*GIVEN MATERIAL*:
----------
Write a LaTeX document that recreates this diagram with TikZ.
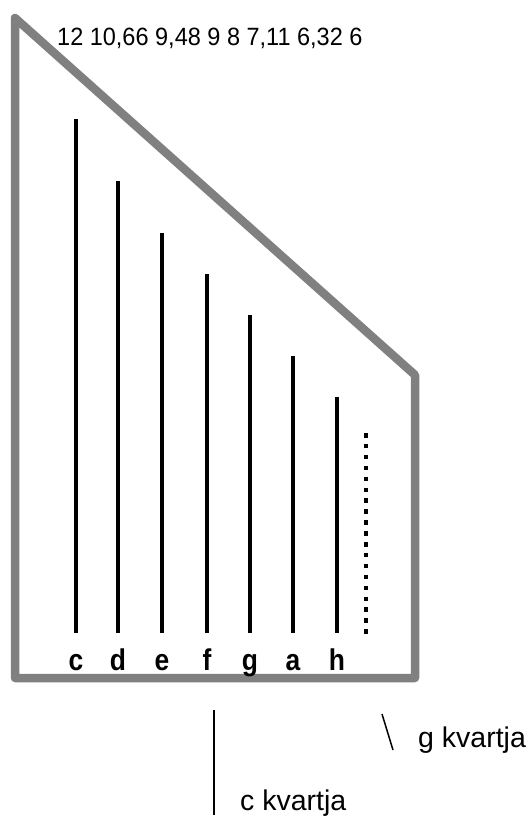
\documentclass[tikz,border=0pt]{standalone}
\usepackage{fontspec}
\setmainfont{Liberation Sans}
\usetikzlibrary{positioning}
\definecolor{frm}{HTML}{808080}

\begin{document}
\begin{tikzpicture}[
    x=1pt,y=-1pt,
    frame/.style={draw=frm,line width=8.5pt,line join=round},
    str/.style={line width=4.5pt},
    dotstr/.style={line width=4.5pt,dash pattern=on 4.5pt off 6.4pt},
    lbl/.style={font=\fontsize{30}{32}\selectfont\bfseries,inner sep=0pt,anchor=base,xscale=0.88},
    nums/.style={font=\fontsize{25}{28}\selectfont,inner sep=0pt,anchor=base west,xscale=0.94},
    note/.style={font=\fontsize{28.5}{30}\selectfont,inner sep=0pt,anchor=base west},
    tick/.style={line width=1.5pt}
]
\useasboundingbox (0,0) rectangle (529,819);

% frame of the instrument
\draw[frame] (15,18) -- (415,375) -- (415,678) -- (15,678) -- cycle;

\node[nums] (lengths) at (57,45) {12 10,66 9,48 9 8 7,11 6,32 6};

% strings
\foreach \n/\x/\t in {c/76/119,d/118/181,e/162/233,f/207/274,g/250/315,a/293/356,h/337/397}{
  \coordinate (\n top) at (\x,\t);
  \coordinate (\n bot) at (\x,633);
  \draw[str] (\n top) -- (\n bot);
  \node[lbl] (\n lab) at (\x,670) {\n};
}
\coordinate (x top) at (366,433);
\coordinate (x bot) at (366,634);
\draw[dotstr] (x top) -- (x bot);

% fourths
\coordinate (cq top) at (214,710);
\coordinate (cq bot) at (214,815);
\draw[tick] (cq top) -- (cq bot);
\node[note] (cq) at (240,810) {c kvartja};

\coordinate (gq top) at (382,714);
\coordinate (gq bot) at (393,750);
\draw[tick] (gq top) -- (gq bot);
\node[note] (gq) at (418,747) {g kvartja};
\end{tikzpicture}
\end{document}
----------
*WHAT IS NEEDED*:
Go through the listing above and quote it exactly, apart from its images.

*REPLY*:
Write a LaTeX document that recreates this diagram with TikZ.
\documentclass[tikz,border=0pt]{standalone}
\usepackage{fontspec}
\setmainfont{Liberation Sans}
\usetikzlibrary{positioning}
\definecolor{frm}{HTML}{808080}

\begin{document}
\begin{tikzpicture}[
    x=1pt,y=-1pt,
    frame/.style={draw=frm,line width=8.5pt,line join=round},
    str/.style={line width=4.5pt},
    dotstr/.style={line width=4.5pt,dash pattern=on 4.5pt off 6.4pt},
    lbl/.style={font=\fontsize{30}{32}\selectfont\bfseries,inner sep=0pt,anchor=base,xscale=0.88},
    nums/.style={font=\fontsize{25}{28}\selectfont,inner sep=0pt,anchor=base west,xscale=0.94},
    note/.style={font=\fontsize{28.5}{30}\selectfont,inner sep=0pt,anchor=base west},
    tick/.style={line width=1.5pt}
]
\useasboundingbox (0,0) rectangle (529,819);

% frame of the instrument
\draw[frame] (15,18) -- (415,375) -- (415,678) -- (15,678) -- cycle;

\node[nums] (lengths) at (57,45) {12 10,66 9,48 9 8 7,11 6,32 6};

% strings
\foreach \n/\x/\t in {c/76/119,d/118/181,e/162/233,f/207/274,g/250/315,a/293/356,h/337/397}{
  \coordinate (\n top) at (\x,\t);
  \coordinate (\n bot) at (\x,633);
  \draw[str] (\n top) -- (\n bot);
  \node[lbl] (\n lab) at (\x,670) {\n};
}
\coordinate (x top) at (366,433);
\coordinate (x bot) at (366,634);
\draw[dotstr] (x top) -- (x bot);

% fourths
\coordinate (cq top) at (214,710);
\coordinate (cq bot) at (214,815);
\draw[tick] (cq top) -- (cq bot);
\node[note] (cq) at (240,810) {c kvartja};

\coordinate (gq top) at (382,714);
\coordinate (gq bot) at (393,750);
\draw[tick] (gq top) -- (gq bot);
\node[note] (gq) at (418,747) {g kvartja};
\end{tikzpicture}
\end{document}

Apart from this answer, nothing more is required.